Nach soviel Lorbeeren nun aber zum großen Kritikpunkt: Die Spielregel. Sie ist leider nicht unmissverständlich ausgelegt und voller Lücken und Fehler, und so kommt es - vor allem bei der ersten Partie - unweigerlich zu Auslegungs- und Interpretationsunterschieden. Zum Beispiel: Bringen Minen nun 2 Extrapunkte (Symbol auf Kärtchen) oder nur 1 (Übersichtstafel)? Sind alle Küstenprovinzen an der selben Küste angesiedelt, oder wo sind die Grenzen? Unterbrechen Küstenprovinzen die Auswirkungen der Astronomie? Können Angriffe in eine Provinz durchgeführt werden, die einer gerade in dieser Runde eroberten Provinz benachbart ist? Die Antwort zu diesen und noch anderen Fragen muss man sich erst aus verschiedenen Teilen der Regeln erarbeiten oder vorab ausdiskutieren, was den Spielfluss hemmt. Aber ab der zweiten Partie, wenn alles abgesprochen ist, läuft das Spiel dann flüssig ab - die Grundregeln sind ja beileibe nicht kompliziert - und dauert erstaunlicherweise wirklich nur 90 bis 120 Minuten.
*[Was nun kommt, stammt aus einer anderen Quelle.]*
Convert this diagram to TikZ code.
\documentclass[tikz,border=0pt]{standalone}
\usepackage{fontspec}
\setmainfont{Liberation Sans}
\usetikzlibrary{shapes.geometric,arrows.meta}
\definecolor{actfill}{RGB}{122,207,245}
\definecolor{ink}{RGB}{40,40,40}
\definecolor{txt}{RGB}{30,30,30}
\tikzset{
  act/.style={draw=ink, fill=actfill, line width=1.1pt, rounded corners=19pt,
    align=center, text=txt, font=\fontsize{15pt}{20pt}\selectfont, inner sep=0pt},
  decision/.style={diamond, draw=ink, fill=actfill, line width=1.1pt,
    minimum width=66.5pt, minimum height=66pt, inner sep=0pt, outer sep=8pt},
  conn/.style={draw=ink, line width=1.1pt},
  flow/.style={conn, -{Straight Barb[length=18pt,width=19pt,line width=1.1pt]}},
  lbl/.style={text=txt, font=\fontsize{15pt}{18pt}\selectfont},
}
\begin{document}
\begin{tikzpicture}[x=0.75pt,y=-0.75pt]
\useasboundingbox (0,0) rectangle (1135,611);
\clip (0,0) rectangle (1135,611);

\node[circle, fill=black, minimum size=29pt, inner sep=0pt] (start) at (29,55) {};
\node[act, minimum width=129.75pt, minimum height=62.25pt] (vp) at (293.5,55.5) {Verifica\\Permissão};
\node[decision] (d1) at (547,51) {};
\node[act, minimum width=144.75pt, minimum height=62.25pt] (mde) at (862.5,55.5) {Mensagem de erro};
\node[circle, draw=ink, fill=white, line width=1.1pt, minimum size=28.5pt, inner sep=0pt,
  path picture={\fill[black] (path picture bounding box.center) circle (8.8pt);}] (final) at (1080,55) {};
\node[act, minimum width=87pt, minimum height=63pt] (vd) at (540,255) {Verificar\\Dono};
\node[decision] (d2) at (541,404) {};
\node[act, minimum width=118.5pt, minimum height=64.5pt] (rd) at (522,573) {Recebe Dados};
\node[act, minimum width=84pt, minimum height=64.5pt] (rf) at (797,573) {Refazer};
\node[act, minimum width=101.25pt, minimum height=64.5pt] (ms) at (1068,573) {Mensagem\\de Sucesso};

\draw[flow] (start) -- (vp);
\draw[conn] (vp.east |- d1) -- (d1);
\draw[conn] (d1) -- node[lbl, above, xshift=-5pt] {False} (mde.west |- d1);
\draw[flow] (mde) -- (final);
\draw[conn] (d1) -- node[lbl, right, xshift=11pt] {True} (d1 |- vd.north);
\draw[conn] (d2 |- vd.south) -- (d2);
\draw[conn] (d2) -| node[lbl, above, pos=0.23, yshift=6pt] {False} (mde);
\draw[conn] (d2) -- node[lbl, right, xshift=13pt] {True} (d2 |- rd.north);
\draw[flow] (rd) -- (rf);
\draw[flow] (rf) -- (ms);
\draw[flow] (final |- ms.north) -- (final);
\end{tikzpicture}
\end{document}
Das ist auch der große Unterschied zu Civi, und daher kommt es bei uns sicherlich öfters auf den Tisch. Aber wo wir gerade dabei sind, wer hat Lust auf eine Partie Civilization? Meldungen bitte an die Redaktion. Ansonsten: Vinci liegt auf jeden Fall beim nächsten Spieleabend wieder auf.